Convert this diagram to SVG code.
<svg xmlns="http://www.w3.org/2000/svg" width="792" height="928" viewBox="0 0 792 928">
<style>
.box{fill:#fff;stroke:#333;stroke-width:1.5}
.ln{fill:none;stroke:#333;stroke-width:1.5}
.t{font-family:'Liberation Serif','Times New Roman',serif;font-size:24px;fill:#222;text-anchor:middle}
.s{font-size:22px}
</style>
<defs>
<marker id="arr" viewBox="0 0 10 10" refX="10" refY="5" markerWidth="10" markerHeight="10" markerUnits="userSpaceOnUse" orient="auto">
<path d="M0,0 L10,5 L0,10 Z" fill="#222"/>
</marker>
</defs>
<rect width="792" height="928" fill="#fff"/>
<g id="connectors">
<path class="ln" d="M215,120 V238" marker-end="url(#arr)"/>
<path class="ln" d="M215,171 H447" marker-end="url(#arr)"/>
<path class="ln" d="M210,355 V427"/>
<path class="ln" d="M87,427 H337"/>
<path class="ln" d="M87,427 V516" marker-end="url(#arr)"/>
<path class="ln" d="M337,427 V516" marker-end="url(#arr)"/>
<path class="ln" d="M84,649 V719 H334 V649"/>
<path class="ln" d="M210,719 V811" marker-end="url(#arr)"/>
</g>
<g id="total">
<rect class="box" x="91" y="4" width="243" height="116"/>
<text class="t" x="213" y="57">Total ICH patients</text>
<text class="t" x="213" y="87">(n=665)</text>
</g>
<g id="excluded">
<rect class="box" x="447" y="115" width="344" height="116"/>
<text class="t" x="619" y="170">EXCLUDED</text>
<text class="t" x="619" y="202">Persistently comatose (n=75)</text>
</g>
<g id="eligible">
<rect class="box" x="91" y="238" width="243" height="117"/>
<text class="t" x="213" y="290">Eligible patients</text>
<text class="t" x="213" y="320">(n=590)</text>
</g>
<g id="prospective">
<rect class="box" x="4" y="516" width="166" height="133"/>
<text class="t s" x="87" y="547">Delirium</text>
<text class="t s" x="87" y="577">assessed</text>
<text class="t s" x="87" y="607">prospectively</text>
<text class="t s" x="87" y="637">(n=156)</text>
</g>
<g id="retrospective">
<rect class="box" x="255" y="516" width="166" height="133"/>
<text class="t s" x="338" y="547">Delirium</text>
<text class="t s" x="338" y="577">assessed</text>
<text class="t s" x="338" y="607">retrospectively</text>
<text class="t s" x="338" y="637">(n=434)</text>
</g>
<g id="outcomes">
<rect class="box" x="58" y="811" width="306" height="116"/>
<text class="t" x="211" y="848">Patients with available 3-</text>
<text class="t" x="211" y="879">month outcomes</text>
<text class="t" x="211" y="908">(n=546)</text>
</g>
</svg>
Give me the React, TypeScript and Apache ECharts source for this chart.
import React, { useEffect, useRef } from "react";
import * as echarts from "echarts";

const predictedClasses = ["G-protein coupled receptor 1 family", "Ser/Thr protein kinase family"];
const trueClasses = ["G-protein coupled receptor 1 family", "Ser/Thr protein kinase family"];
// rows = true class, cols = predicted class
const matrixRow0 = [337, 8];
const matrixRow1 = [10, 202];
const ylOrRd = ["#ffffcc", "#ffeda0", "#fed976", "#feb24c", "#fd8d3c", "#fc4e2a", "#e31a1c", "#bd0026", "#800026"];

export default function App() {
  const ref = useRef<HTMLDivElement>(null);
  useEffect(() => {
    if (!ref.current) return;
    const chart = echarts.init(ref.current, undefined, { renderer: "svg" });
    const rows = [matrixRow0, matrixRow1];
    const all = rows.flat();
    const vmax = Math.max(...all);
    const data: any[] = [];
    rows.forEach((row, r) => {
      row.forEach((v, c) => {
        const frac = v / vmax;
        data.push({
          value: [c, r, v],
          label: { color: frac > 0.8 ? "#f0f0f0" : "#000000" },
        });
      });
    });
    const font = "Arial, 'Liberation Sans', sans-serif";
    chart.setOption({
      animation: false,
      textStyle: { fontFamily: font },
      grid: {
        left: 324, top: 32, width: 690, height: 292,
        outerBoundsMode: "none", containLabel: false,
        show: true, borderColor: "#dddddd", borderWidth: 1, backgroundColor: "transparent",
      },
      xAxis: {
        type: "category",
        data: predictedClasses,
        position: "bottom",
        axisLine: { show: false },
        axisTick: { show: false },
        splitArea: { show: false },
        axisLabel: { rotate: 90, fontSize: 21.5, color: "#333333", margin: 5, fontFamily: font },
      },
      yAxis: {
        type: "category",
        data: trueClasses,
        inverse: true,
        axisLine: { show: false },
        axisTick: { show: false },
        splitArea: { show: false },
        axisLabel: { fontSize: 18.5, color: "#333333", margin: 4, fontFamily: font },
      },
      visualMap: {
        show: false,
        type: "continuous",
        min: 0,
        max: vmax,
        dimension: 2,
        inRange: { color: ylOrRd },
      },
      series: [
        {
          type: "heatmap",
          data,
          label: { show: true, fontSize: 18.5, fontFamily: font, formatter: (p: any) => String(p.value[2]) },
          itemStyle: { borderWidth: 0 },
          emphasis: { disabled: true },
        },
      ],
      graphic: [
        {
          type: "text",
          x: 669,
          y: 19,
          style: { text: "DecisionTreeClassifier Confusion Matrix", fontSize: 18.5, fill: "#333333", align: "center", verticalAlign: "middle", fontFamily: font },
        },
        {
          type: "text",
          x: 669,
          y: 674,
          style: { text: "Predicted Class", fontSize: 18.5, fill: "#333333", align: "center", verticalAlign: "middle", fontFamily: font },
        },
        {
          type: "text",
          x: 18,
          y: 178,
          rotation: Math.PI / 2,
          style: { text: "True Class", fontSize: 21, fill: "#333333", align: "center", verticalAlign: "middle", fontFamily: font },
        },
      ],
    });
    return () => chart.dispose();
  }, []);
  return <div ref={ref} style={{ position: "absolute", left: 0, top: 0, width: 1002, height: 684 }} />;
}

* * * * * * *

Aim = Nothing should be changed: write out all of the data as is.

Exercise answer =
Convert this diagram to SVG code.
<svg xmlns="http://www.w3.org/2000/svg" width="792" height="928" viewBox="0 0 792 928">
<style>
.box{fill:#fff;stroke:#333;stroke-width:1.5}
.ln{fill:none;stroke:#333;stroke-width:1.5}
.t{font-family:'Liberation Serif','Times New Roman',serif;font-size:24px;fill:#222;text-anchor:middle}
.s{font-size:22px}
</style>
<defs>
<marker id="arr" viewBox="0 0 10 10" refX="10" refY="5" markerWidth="10" markerHeight="10" markerUnits="userSpaceOnUse" orient="auto">
<path d="M0,0 L10,5 L0,10 Z" fill="#222"/>
</marker>
</defs>
<rect width="792" height="928" fill="#fff"/>
<g id="connectors">
<path class="ln" d="M215,120 V238" marker-end="url(#arr)"/>
<path class="ln" d="M215,171 H447" marker-end="url(#arr)"/>
<path class="ln" d="M210,355 V427"/>
<path class="ln" d="M87,427 H337"/>
<path class="ln" d="M87,427 V516" marker-end="url(#arr)"/>
<path class="ln" d="M337,427 V516" marker-end="url(#arr)"/>
<path class="ln" d="M84,649 V719 H334 V649"/>
<path class="ln" d="M210,719 V811" marker-end="url(#arr)"/>
</g>
<g id="total">
<rect class="box" x="91" y="4" width="243" height="116"/>
<text class="t" x="213" y="57">Total ICH patients</text>
<text class="t" x="213" y="87">(n=665)</text>
</g>
<g id="excluded">
<rect class="box" x="447" y="115" width="344" height="116"/>
<text class="t" x="619" y="170">EXCLUDED</text>
<text class="t" x="619" y="202">Persistently comatose (n=75)</text>
</g>
<g id="eligible">
<rect class="box" x="91" y="238" width="243" height="117"/>
<text class="t" x="213" y="290">Eligible patients</text>
<text class="t" x="213" y="320">(n=590)</text>
</g>
<g id="prospective">
<rect class="box" x="4" y="516" width="166" height="133"/>
<text class="t s" x="87" y="547">Delirium</text>
<text class="t s" x="87" y="577">assessed</text>
<text class="t s" x="87" y="607">prospectively</text>
<text class="t s" x="87" y="637">(n=156)</text>
</g>
<g id="retrospective">
<rect class="box" x="255" y="516" width="166" height="133"/>
<text class="t s" x="338" y="547">Delirium</text>
<text class="t s" x="338" y="577">assessed</text>
<text class="t s" x="338" y="607">retrospectively</text>
<text class="t s" x="338" y="637">(n=434)</text>
</g>
<g id="outcomes">
<rect class="box" x="58" y="811" width="306" height="116"/>
<text class="t" x="211" y="848">Patients with available 3-</text>
<text class="t" x="211" y="879">month outcomes</text>
<text class="t" x="211" y="908">(n=546)</text>
</g>
</svg>
Give me the React, TypeScript and Apache ECharts source for this chart.
import React, { useEffect, useRef } from "react";
import * as echarts from "echarts";

const predictedClasses = ["G-protein coupled receptor 1 family", "Ser/Thr protein kinase family"];
const trueClasses = ["G-protein coupled receptor 1 family", "Ser/Thr protein kinase family"];
// rows = true class, cols = predicted class
const matrixRow0 = [337, 8];
const matrixRow1 = [10, 202];
const ylOrRd = ["#ffffcc", "#ffeda0", "#fed976", "#feb24c", "#fd8d3c", "#fc4e2a", "#e31a1c", "#bd0026", "#800026"];

export default function App() {
  const ref = useRef<HTMLDivElement>(null);
  useEffect(() => {
    if (!ref.current) return;
    const chart = echarts.init(ref.current, undefined, { renderer: "svg" });
    const rows = [matrixRow0, matrixRow1];
    const all = rows.flat();
    const vmax = Math.max(...all);
    const data: any[] = [];
    rows.forEach((row, r) => {
      row.forEach((v, c) => {
        const frac = v / vmax;
        data.push({
          value: [c, r, v],
          label: { color: frac > 0.8 ? "#f0f0f0" : "#000000" },
        });
      });
    });
    const font = "Arial, 'Liberation Sans', sans-serif";
    chart.setOption({
      animation: false,
      textStyle: { fontFamily: font },
      grid: {
        left: 324, top: 32, width: 690, height: 292,
        outerBoundsMode: "none", containLabel: false,
        show: true, borderColor: "#dddddd", borderWidth: 1, backgroundColor: "transparent",
      },
      xAxis: {
        type: "category",
        data: predictedClasses,
        position: "bottom",
        axisLine: { show: false },
        axisTick: { show: false },
        splitArea: { show: false },
        axisLabel: { rotate: 90, fontSize: 21.5, color: "#333333", margin: 5, fontFamily: font },
      },
      yAxis: {
        type: "category",
        data: trueClasses,
        inverse: true,
        axisLine: { show: false },
        axisTick: { show: false },
        splitArea: { show: false },
        axisLabel: { fontSize: 18.5, color: "#333333", margin: 4, fontFamily: font },
      },
      visualMap: {
        show: false,
        type: "continuous",
        min: 0,
        max: vmax,
        dimension: 2,
        inRange: { color: ylOrRd },
      },
      series: [
        {
          type: "heatmap",
          data,
          label: { show: true, fontSize: 18.5, fontFamily: font, formatter: (p: any) => String(p.value[2]) },
          itemStyle: { borderWidth: 0 },
          emphasis: { disabled: true },
        },
      ],
      graphic: [
        {
          type: "text",
          x: 669,
          y: 19,
          style: { text: "DecisionTreeClassifier Confusion Matrix", fontSize: 18.5, fill: "#333333", align: "center", verticalAlign: "middle", fontFamily: font },
        },
        {
          type: "text",
          x: 669,
          y: 674,
          style: { text: "Predicted Class", fontSize: 18.5, fill: "#333333", align: "center", verticalAlign: "middle", fontFamily: font },
        },
        {
          type: "text",
          x: 18,
          y: 178,
          rotation: Math.PI / 2,
          style: { text: "True Class", fontSize: 21, fill: "#333333", align: "center", verticalAlign: "middle", fontFamily: font },
        },
      ],
    });
    return () => chart.dispose();
  }, []);
  return <div ref={ref} style={{ position: "absolute", left: 0, top: 0, width: 1002, height: 684 }} />;
}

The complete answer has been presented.